Thijs and Barbara would like to have children one day, but a larger house would be unaffordable for them in Utrecht
Although houses are small, many people have pets, usually a cat or small dog. Thijs and Barbara have a cat they call "Hippie" and Martin delighted in teasing her. Martin loves to tease pets and kids - and Hippie just loves Martin.
We heard English being spoken quite often; everyone we met spoke English quite well, including Barbara's friend, Marietta, and Thijs' brother, Garrit. Garrit spent two years in England and, as a result, has an English accent. It has been no problem asking for directions/information in English. The Dutch even use some English phrases, such as "Let's go". Songs in English seem to be on every radio station.
Because everything is close at hand in the Netherlands, people don't tend to travel long distances. An hour is a long trip by car. Thijs and Barbara cycle every day to work. (With such busy traffic, it's often faster to travel by bike than by car.) Thijs does have a leased car (a Puegot) that he uses for work when he has to travel outside the city; Barbara usually travels longer distances by train
Thijs and Barbara love to travel and have travelled to South America, Thailand and the Azores. They have also travelled widely in Europe and within the Netherlands. While we were visiting, they took us to see the beautiful houses along the Vecht Canal, the 17th century windmills with thatched roofs at Zaanse Schons (12 of the original 1,000 windmills are still operational), the tourist towns of Monnickendam and Volendam, and The Hague (Den Haag), the third largest city in the Netherlands and the centre of government. (Upon arriving in Volendam, I remembered that I had been there in 1981 with an organized tour that I took - we had our photo taken in traditional Dutch costume. I even spotted a Contiki bus while we were there - Contiki was the same tour company we travelled with 24 years ago!)
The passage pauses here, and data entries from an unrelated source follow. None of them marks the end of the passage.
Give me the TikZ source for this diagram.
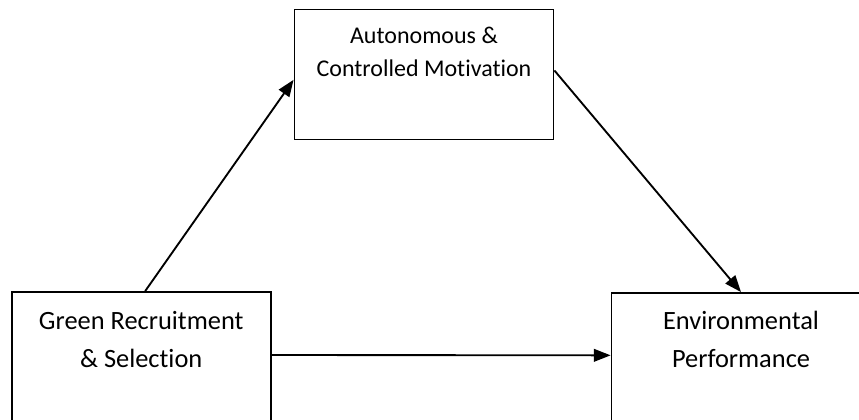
\documentclass[tikz,border=0pt]{standalone}
\usepackage{fontspec}
\setmainfont{Carlito}[Ligatures=NoCommon]
\usepackage{tikz}
\usetikzlibrary{arrows.meta,positioning,calc}
\tikzset{
  varbox/.style   = {rectangle, draw=black, line width=1.4pt, fill=white,
                      minimum width=194.25pt, minimum height=97.5pt, inner sep=0pt},
  vartext/.style  = {align=center, inner sep=0pt,
                      font=\fontsize{19.8pt}{28.5pt}\selectfont},
  vartop/.style   = {vartext, font=\fontsize{18pt}{24.75pt}\selectfont},
  parrow/.style   = {-{Triangle[length=12.5pt,width=9.5pt]}, line width=1.4pt, black},
}

\begin{document}
\begin{tikzpicture}[x=0.75pt, y=-0.75pt]
\useasboundingbox (0,0) rectangle (859,420);
\clip (0,0) rectangle (859,420);

% Three variable boxes
\node[varbox] (acm) at (424,74.5) {};
\node[varbox] (grs) at (141.2,357) {};
\node[varbox] (env) at (741,358) {};

% Box texts
\node[vartop,  below=14pt of acm.north] (acmtxt) {Autonomous \&\\Controlled Motivation};
\node[vartext, below=15pt of grs.north] (grstxt) {Green Recruitment\\\& Selection};
\node[vartext, below=14pt of env.north] (envtxt) {Environmental\\Performance};

% Paths
\draw[parrow] ([xshift=3pt]grs.north) -- ([yshift=-4pt]acm.west);
\draw[parrow] ([yshift=3pt]acm.east) -- (env.north);
\draw[parrow] ([yshift=1.5pt]grs.east) -- ([yshift=2pt]env.west);
\end{tikzpicture}
\end{document}
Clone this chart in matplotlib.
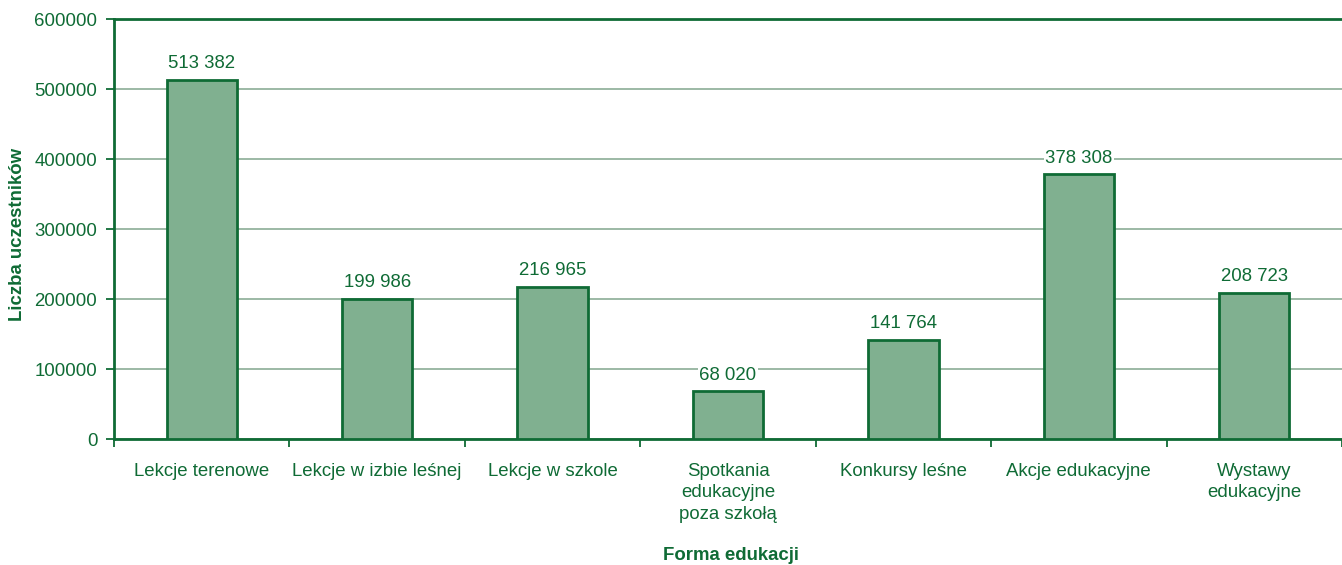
import matplotlib
matplotlib.use('Agg')
import matplotlib.pyplot as plt
import numpy as np

categories = ['Lekcje terenowe', 'Lekcje w izbie leśnej', 'Lekcje w szkole',
              'Spotkania\nedukacyjne\npoza szkołą', 'Konkursy leśne',
              'Akcje edukacyjne', 'Wystawy\nedukacyjne']
participants = [513382, 199986, 216965, 68020, 141764, 378308, 208723]
value_labels = ['513 382', '199 986', '216 965', '68 020', '141 764', '378 308', '208 723']
y_ticks = [0, 100000, 200000, 300000, 400000, 500000, 600000]

dark_green = '#0f6b35'
bar_fill = '#80b090'
grid_col = '#94b39e'

plt.rcParams['font.family'] = ['Liberation Sans', 'DejaVu Sans']

fig = plt.figure(figsize=(13.42, 5.65), dpi=100)
ax = fig.add_axes([114 / 1342, 1 - 439 / 565, 1228 / 1342, 420 / 565])

x = np.arange(len(categories))
ax.bar(x, participants, width=0.40, color=bar_fill, edgecolor=dark_green,
       linewidth=2, zorder=3)

for xi, v, lab in zip(x, participants, value_labels):
    ax.annotate(lab, (xi, v), xytext=(0, 5.5), textcoords='offset points',
                ha='center', va='bottom', fontsize=13.4, color=dark_green,
                bbox=dict(facecolor='white', edgecolor='none', pad=1),
                zorder=4)

ax.set_ylim(0, 600000)
ax.set_xlim(-0.494, -0.494 + 6.95)
ax.set_yticks(y_ticks)
ax.set_yticklabels([str(t) for t in y_ticks], fontsize=13.4, color=dark_green)
ax.yaxis.grid(True, color=grid_col, linewidth=1.3, zorder=0)
ax.set_axisbelow(True)

# tick marks on category boundaries, labels on centres
ax.set_xticks(np.arange(len(categories) + 1) - 0.5)
ax.set_xticklabels([])
ax.set_xticks(x, minor=True)
ax.set_xticklabels(categories, minor=True, fontsize=13.4, color=dark_green,
                   linespacing=1.35, va='top')
ax.tick_params(axis='x', which='minor', length=0, pad=17)
ax.tick_params(axis='x', which='major', length=6, width=1.3, color=dark_green,
               direction='out')
ax.tick_params(axis='y', length=6, width=1.3, color=dark_green, direction='out', pad=6)

for side in ['left', 'bottom', 'top']:
    ax.spines[side].set_color(dark_green)
    ax.spines[side].set_linewidth(2)
ax.spines['right'].set_visible(False)

fig.text(18 / 1342, 1 - 234 / 565, 'Liczba uczestników', rotation=90,
         ha='center', va='center', fontsize=13.4, fontweight='bold', color=dark_green)
fig.text(731 / 1342, 1 - 556 / 565, 'Forma edukacji', ha='center', va='center',
         fontsize=13.4, fontweight='bold', color=dark_green)

plt.savefig('out.png', dpi=100)
plt.close()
Thijs and Barbara also introduced us to some traditional Dutch foods, such as "battenbollen" (deepfried meatballs), "stroopwafel" or syrup waffles (a kind of thin chewy cookie with a waffle texture), "lekkerbek" and "keppeling" (delicious fresh water whitefish), and "stamppot" (potatoes mashed with other vegetables)
The Dutch are very respectful of the ocean, especially since they have spent their lives keeping the sea at bay. (Thijs and Barbara told us that the water is gradually winning the battle.) Since Cyclone Katrina hit New Orleans, they have been checking their dykes to ensure they could withstand a similar disaster. There are parts of the Netherlands that are more than 6 m below sea level.
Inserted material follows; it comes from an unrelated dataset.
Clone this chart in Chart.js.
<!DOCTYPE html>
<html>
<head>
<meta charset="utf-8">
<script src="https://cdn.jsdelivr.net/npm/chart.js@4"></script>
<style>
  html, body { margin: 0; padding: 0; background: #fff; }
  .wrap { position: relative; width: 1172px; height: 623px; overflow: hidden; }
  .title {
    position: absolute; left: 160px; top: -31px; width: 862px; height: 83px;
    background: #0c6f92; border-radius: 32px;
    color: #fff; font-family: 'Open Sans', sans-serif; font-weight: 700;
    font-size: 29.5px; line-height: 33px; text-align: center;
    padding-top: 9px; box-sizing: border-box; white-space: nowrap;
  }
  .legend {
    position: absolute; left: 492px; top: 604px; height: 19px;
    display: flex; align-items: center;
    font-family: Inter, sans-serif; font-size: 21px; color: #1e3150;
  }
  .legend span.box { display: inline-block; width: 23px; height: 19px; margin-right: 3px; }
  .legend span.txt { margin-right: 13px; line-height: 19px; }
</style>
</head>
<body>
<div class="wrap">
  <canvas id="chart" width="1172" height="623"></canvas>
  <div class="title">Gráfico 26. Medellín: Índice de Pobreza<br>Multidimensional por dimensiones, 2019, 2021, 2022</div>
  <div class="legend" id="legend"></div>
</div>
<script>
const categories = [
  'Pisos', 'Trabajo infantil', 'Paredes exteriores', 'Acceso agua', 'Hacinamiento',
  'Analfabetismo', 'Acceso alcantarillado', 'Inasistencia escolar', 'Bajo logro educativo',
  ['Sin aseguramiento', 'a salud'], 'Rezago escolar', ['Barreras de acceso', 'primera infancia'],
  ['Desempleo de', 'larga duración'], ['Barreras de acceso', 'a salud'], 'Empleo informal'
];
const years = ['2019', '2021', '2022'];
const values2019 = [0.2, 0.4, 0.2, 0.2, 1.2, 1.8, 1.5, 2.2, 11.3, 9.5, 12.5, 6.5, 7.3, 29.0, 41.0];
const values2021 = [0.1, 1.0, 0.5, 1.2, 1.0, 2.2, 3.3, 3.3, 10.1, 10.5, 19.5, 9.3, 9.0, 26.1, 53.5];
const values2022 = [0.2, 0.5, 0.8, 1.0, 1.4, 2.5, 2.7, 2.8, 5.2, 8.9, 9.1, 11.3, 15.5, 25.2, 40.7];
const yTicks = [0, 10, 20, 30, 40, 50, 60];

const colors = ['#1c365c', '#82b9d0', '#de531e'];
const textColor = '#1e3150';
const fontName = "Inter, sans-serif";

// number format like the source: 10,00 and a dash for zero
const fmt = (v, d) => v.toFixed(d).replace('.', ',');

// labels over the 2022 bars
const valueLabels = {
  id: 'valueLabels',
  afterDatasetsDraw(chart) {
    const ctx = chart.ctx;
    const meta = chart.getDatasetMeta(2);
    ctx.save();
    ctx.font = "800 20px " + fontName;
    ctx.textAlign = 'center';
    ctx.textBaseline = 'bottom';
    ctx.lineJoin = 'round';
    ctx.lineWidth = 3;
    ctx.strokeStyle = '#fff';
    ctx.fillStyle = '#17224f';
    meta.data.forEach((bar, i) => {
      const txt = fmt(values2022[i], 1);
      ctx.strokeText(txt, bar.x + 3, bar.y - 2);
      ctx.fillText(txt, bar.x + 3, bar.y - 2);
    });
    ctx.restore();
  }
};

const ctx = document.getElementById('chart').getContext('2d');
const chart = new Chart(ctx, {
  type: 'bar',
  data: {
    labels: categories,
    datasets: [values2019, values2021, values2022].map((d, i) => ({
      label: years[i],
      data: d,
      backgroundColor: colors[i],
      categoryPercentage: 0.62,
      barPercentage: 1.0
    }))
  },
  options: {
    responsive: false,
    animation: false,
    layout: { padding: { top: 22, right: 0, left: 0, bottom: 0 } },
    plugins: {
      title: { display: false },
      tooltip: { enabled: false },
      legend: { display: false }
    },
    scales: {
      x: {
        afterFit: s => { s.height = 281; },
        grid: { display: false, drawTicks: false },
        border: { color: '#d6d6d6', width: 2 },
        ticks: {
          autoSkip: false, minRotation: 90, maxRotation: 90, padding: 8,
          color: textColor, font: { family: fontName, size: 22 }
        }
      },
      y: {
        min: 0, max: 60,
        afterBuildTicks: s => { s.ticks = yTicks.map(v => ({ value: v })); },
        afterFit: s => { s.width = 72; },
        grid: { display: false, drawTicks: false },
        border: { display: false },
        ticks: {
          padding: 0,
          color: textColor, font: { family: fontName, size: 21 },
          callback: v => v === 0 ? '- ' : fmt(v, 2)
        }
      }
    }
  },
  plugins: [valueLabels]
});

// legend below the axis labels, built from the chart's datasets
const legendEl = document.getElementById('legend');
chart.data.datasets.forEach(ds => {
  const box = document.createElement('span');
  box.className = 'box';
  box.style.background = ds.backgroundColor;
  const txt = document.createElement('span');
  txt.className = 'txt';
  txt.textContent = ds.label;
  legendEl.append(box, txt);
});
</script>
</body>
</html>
I find it very interesting that no one here closes their curtains/blinds in the evening. You can walk by a house, look in and see exactly what the people who live there are doing, whether eating, reading or playing cards. It is only when people go to bed that they cover the windows. Perhaps they are very house-proud and welcome others seeing the insides of their homes or maybe it is the custom to show they have nothing to hide. I am not sure.
Barbara and Thijs, like most Dutch are very health conscious. They eat healthy and as well as riding their bikes to work, Barbara plays tennis and field hockey on a regular basis and Thijs windsurfs and mountain bikes. Neither smoke - they told us that fewer people are smoking and smoking is now restricted in some public places. (Thijs and Barbara were quick to tell us that Amsterdam was not like the rest of the Netherlands in this regard, as well as in many others.)
It was wonderful to spend some time with our Dutch friends and experience Dutch hospitality. It was a great way to start our trip!